Pauline Hanson One Nation (PHON) did indeed surge, with a massive 19.6% more primary votes compared to four years ago. However, in the seats PHON also contested in 2022, they are are up a more modest 6.6%. More of a big wave than a surge.
Spreading itself too thin and contesting every seat is one reason the team in orange will likely end up with fewer seats than the Liberals, who will still have at least four seats in the new Parliament. It had 16 last time around, and 25 under Peter Marshall’s reign.
The Liberals’ demise is, of course, the big story of the election, with a 16.6% swing against. Less than one in five South Australian voters put the Liberals first on their ballot, and in Metropolitan seats, it’s even worse, with a swing against of 18.2%.

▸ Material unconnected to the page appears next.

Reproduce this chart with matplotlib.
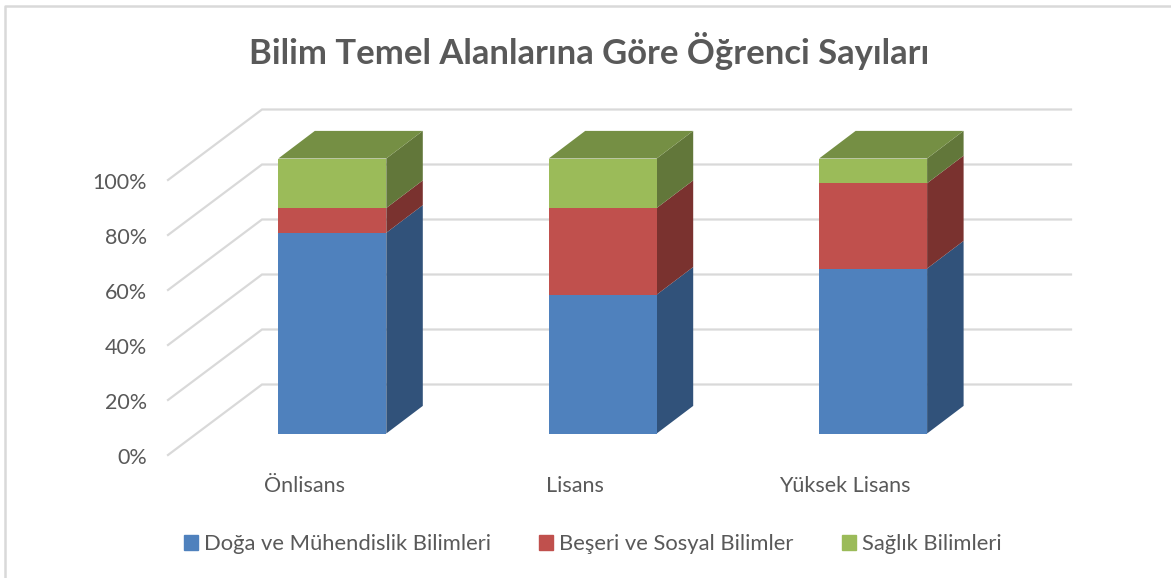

A bloodbath by any other name, although Liberal leader Ashton Hurn’s remained optimistic, pronouncing on Saturday night, “we are going to come back stronger than ever”.
Legislative Council
The upper house will not be quite as straightforward for the Labor Party as it won’t have a clear majority.
Of the eleven members up for election this time around, Labor have won at least four and may pick up one more, giving it a maximum of ten in total, still leaving it short of an absolute majority in the 22-seat chamber.
The one seat in doubt is most likely to go to the Labor or the Greens. Either way, it will leave Labor with lots of options to negotiate with the Liberals’ six, One Nation’s likely three members, or the Greens/Independents’ block of three or four.
In short, South Australia is left with an (almost) all powerful Labor Party for the next four years, facing a fractured opposition. What it does with that power is anybody’s guess.
* Based on 65% of votes counted on Monday evening (March 23).